• Request:
Reproduce the data exactly and drop any pictures it holds.

• Dataset content:
+ + + + +

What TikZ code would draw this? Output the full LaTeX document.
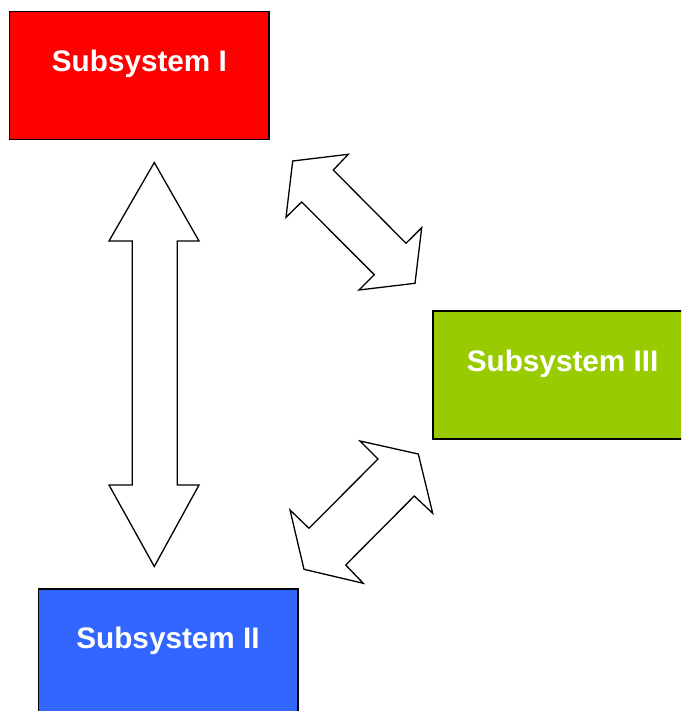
\documentclass[tikz,border=0pt]{standalone}
\usepackage{fontspec}
\setmainfont{Liberation Sans}
\definecolor{subred}{HTML}{FF0000}
\definecolor{subblue}{HTML}{3366FF}
\definecolor{subgreen}{HTML}{99CC00}
\tikzset{
  subbox/.style={draw=black, line width=1.5pt, rectangle, inner sep=0pt,
                 minimum width=259.5pt, minimum height=128pt},
  sublabel/.style={anchor=base, text=white, inner sep=0pt,
                   font=\fontsize{29.7}{36}\selectfont\bfseries},
  blockarrow/.style={draw=black, fill=white, line width=1.3pt, line join=miter}
}
\begin{document}
\begin{tikzpicture}[x=1pt, y=-1pt]
  \useasboundingbox (0,0) rectangle (681,711);
  \clip (0,0) rectangle (681,711);

  % subsystem blocks
  \node[subbox, fill=subred]   (s1) at (139.4,75.5)  {};
  \node[subbox, fill=subblue]  (s2) at (168.0,653.0) {};
  \node[subbox, fill=subgreen] (s3) at (562.6,375.2) {};

  \node[sublabel] (l1) at (139.4,72.0)  {Subsystem I};
  \node[sublabel] (l2) at (168.0,648.3) {Subsystem II};
  \node[sublabel] (l3) at (562.6,371.0) {Subsystem III};

  % vertical double arrow between I and II
  \draw[blockarrow]
    (154.3,162.5) -- (199,241) -- (177.3,241) -- (177.3,485) -- (199,485)
    -- (154.3,566.5) -- (109,485) -- (132.3,485) -- (132.3,241) -- (109,241)
    -- cycle;

  % double arrow between I and III
  \draw[blockarrow]
    (292.7,161.0) -- (348.3,154.3) -- (333.3,170.0) -- (406.0,243.3)
    -- (421.7,227.7) -- (415.0,283.3) -- (359.0,290.0) -- (374.3,274.7)
    -- (301.7,202.0) -- (286.0,217.3) -- cycle;

  % double arrow between II and III
  \draw[blockarrow]
    (360.0,441.0) -- (418.3,454.0) -- (432.7,513.3) -- (414.3,496.0)
    -- (345.7,565.0) -- (363.3,583.3) -- (304.0,569.3) -- (290.0,510.0)
    -- (309.0,528.3) -- (378.0,459.0) -- cycle;
\end{tikzpicture}
\end{document}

+ + + + +

• Expected answer:
What TikZ code would draw this? Output the full LaTeX document.
\documentclass[tikz,border=0pt]{standalone}
\usepackage{fontspec}
\setmainfont{Liberation Sans}
\definecolor{subred}{HTML}{FF0000}
\definecolor{subblue}{HTML}{3366FF}
\definecolor{subgreen}{HTML}{99CC00}
\tikzset{
  subbox/.style={draw=black, line width=1.5pt, rectangle, inner sep=0pt,
                 minimum width=259.5pt, minimum height=128pt},
  sublabel/.style={anchor=base, text=white, inner sep=0pt,
                   font=\fontsize{29.7}{36}\selectfont\bfseries},
  blockarrow/.style={draw=black, fill=white, line width=1.3pt, line join=miter}
}
\begin{document}
\begin{tikzpicture}[x=1pt, y=-1pt]
  \useasboundingbox (0,0) rectangle (681,711);
  \clip (0,0) rectangle (681,711);

  % subsystem blocks
  \node[subbox, fill=subred]   (s1) at (139.4,75.5)  {};
  \node[subbox, fill=subblue]  (s2) at (168.0,653.0) {};
  \node[subbox, fill=subgreen] (s3) at (562.6,375.2) {};

  \node[sublabel] (l1) at (139.4,72.0)  {Subsystem I};
  \node[sublabel] (l2) at (168.0,648.3) {Subsystem II};
  \node[sublabel] (l3) at (562.6,371.0) {Subsystem III};

  % vertical double arrow between I and II
  \draw[blockarrow]
    (154.3,162.5) -- (199,241) -- (177.3,241) -- (177.3,485) -- (199,485)
    -- (154.3,566.5) -- (109,485) -- (132.3,485) -- (132.3,241) -- (109,241)
    -- cycle;

  % double arrow between I and III
  \draw[blockarrow]
    (292.7,161.0) -- (348.3,154.3) -- (333.3,170.0) -- (406.0,243.3)
    -- (421.7,227.7) -- (415.0,283.3) -- (359.0,290.0) -- (374.3,274.7)
    -- (301.7,202.0) -- (286.0,217.3) -- cycle;

  % double arrow between II and III
  \draw[blockarrow]
    (360.0,441.0) -- (418.3,454.0) -- (432.7,513.3) -- (414.3,496.0)
    -- (345.7,565.0) -- (363.3,583.3) -- (304.0,569.3) -- (290.0,510.0)
    -- (309.0,528.3) -- (378.0,459.0) -- cycle;
\end{tikzpicture}
\end{document}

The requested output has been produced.